One of the challenges I see over and over again is a company with an existing website wants to integrate a Content Management System. Are there standard approaches/techniques for doing this that keep the existing website but allow certain pages or content snippets to be driven by the CMS?

For example let's say you have a Rails website that currently has the about us, jobs, and press-release pages hardcoded as well as a newsticker on the homepage. You want to move those pages into a CMS (such as Radiant) while re-using the current site layout. In other words if I make a change to the site header in app/views/layouts/application.html.haml it should then also be reflected in the CMS managed pages. How do you go about effectively letting a CMS like Radiant manage certain pages on your existing website?

1
Refinery CMS and Rich CMS seem to offer something like this but it still seems like there's a gap in the market for this!ToddH

1 Answers

1
votes

I have only worked with Radiant where it manages the whole site. We have also set up a blog at a particular URL (running Wordpress) by configuring the web server to pass certain requests to Wordpress and the rest to Radiant. If you have custom functionality you want to use within Radiant, it has an "Extensions" architecture.
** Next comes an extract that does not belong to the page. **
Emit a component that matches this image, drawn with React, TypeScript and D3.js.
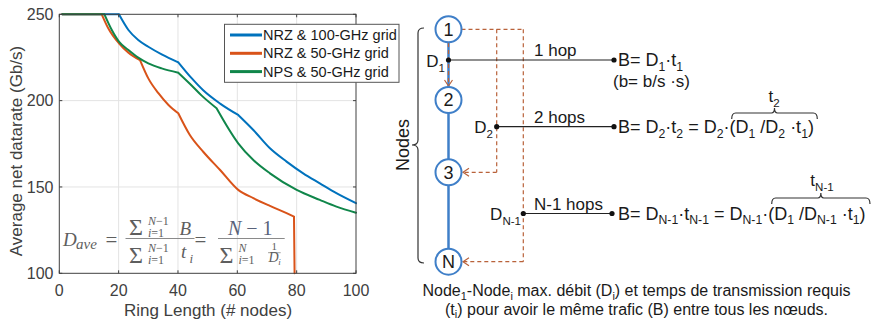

If you want to move your pages into Radiant and share layout bits, you can define a layout with your layout markup, then each "Page" you create in Radiant requires that you specify a layout for it.

If you are trying to share a Rails application layout file and have Radiant know about it, I'm not sure that is possible. Typically a CMS is deployed so non-programmers can edit content on public-facing web pages, in my experience these pages often serve the marketing function of an application that may be powered by Rails. If the public marketing web page also happens to have the same markup as the application, I'd copy and paste the HTML into Radiant. Typically these public marketing pages have a specific design and are not intended to be as flexible with the content they display as Rails application layout (with arbitrary controllers etc.).

To get started with your public pages, you can either create static HTML pages in your Rails app public directory, or create a controller and views (in its corresponding directory) that can share a layout (about, contact, etc.).